Advanced Techniques for Professional Models
1. Dynamic Structuring
Build models that adapt to different inputs without needing structural changes. This can be done by incorporating dynamic ranges, pivot tables, and flexible financial metrics. Doing so makes the model robust and applicable to various situations.
2. Stress Testing
Stress testing assesses how models perform under extreme conditions. Simulate financial distress or economic crises to identify potential weaknesses and prepare contingency plans.
3. Back-Testing
Test your model against historical data to evaluate its accuracy. Back-testing provides insights into its reliability and where adjustments may be necessary for future projections.

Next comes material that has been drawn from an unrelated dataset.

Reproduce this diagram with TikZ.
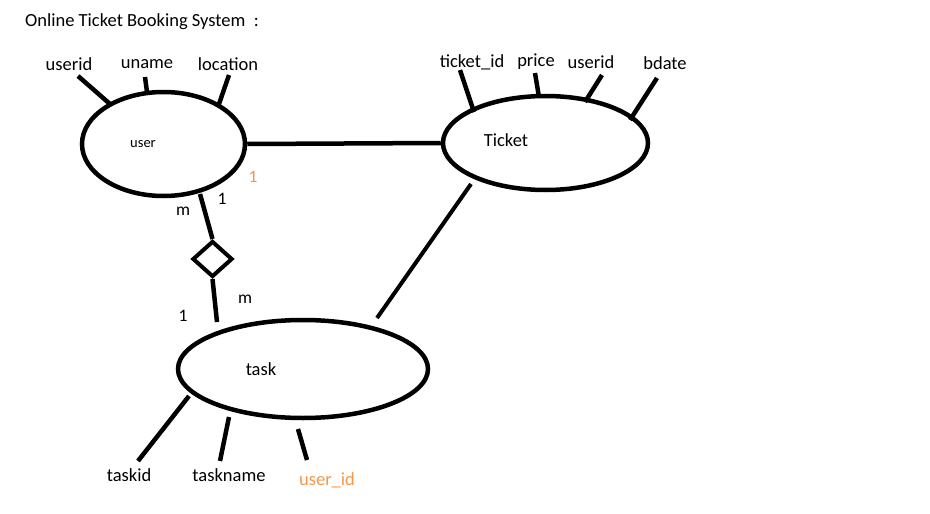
\documentclass[tikz,border=0pt]{standalone}
\usepackage{fontspec}
\setmainfont{Carlito}
\usetikzlibrary{shapes.geometric}
\definecolor{attrorange}{RGB}{247,150,70}
\begin{document}
\begin{tikzpicture}[x=1pt,y=-1pt,
  ent/.style={draw,ellipse,line width=4.5pt,inner sep=0pt},
  lnk/.style={line width=4.5pt},
  lbl/.style={font=\fontsize{18.5}{22}\selectfont,inner sep=0pt},
  card/.style={font=\fontsize{17.5}{20}\selectfont,inner sep=0pt}]
\useasboundingbox (0,0) rectangle (930,514);
% title
\node[lbl,anchor=west] (title) at (25,22) {Online Ticket Booking System\ \ :};
% entities
\node[ent,minimum width=163pt,minimum height=104pt] (user) at (163.5,144) {};
\node[lbl,font=\fontsize{14.5}{17}\selectfont] (userlbl) at (143,144) {user};
\node[ent,minimum width=205pt,minimum height=94pt] (ticket) at (545.5,143) {};
\node[lbl] (ticketlbl) at (506,140) {Ticket};
\node[ent,minimum width=250pt,minimum height=98pt] (task) at (303,369) {};
\node[lbl] (tasklbl) at (261,369) {task};
% relationship diamond
\node[draw,diamond,line width=4pt,minimum width=40pt,minimum height=36pt,inner sep=0pt] (rel) at (212.5,259) {};
% user attributes
\node[lbl] (a1) at (69,64) {userid};
\node[lbl] (a2) at (147,64) {uname};
\node[lbl] (a3) at (228,64) {location};
\coordinate (a1e) at (78,76);  \coordinate (a1u) at (110,104);
\coordinate (a2e) at (145,77); \coordinate (a2u) at (147,92);
\coordinate (a3e) at (229,75); \coordinate (a3u) at (219,104);
\draw[lnk] (a1e) -- (a1u);
\draw[lnk] (a2e) -- (a2u);
\draw[lnk] (a3e) -- (a3u);
% ticket attributes
\node[lbl] (b1) at (472,62) {ticket\_id};
\node[lbl] (b2) at (536,62) {price};
\node[lbl] (b3) at (591,62) {userid};
\node[lbl] (b4) at (665,63) {bdate};
\coordinate (b1e) at (460,70);  \coordinate (b1t) at (474,112);
\coordinate (b2e) at (535,73);  \coordinate (b2t) at (539,97);
\coordinate (b3e) at (602,75);  \coordinate (b3t) at (585,102);
\coordinate (b4e) at (657,78);  \coordinate (b4t) at (630,120);
\draw[lnk] (b1e) -- (b1t);
\draw[lnk] (b2e) -- (b2t);
\draw[lnk] (b3e) -- (b3t);
\draw[lnk] (b4e) -- (b4t);
% task attributes
\node[lbl] (c1) at (129,475) {taskid};
\node[lbl] (c2) at (229,475) {taskname};
\node[lbl,text=attrorange] (c3) at (327,480) {user\_id};
\coordinate (c1e) at (138,461); \coordinate (c1t) at (189,396);
\coordinate (c2e) at (220,461); \coordinate (c2t) at (229,417);
\coordinate (c3e) at (307,460); \coordinate (c3t) at (298,429);
\draw[lnk] (c1e) -- (c1t);
\draw[lnk] (c2e) -- (c2t);
\draw[lnk] (c3e) -- (c3t);
% relationships
\draw[lnk] (user.east) -- (ticket.west);
\coordinate (ud) at (200,194);
\coordinate (td) at (217,322);
\draw[lnk] (ud) -- (rel.north);
\draw[lnk] (rel.south) -- (td);
\coordinate (tt) at (471,184);
\coordinate (tk) at (377,318);
\draw[lnk,line width=4pt] (tt) -- (tk);
% cardinalities
\node[card,text=attrorange] (k0) at (253,177) {1};
\node[card] (k1) at (183,211) {m};
\node[card] (k2) at (222,199) {1};
\node[card] (k3) at (245,299) {m};
\node[card] (k4) at (183,316) {1};
\end{tikzpicture}
\end{document}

Common Pitfalls in Financial Modeling
1. Overcomplication
While detail is necessary, excessive complexity can make the model hard to understand and prone to errors. Strive for simplicity, focusing only on the most relevant details to achieve the model’s goal.
2. Assumption Overload
Too many assumptions can distort a model. Instead, focus on key drivers of value and maintain a clear record of any assumptions for transparency and review.
Expert Opinions and Tips
Financial Modelers’ Forum: Leading experts suggest documenting every step of the process and clearly explaining any assumptions. They also emphasize the importance of creating modular models that can be reused and easily modified.
Conclusion
Mastering financial modeling requires a balance of accuracy, efficiency, and clarity. By adhering to best practices, financial professionals can produce models that are not only functional but trusted and versatile. Implementing checks, maintaining structure, and regularly reviewing models are essential steps toward expert-level financial analysis.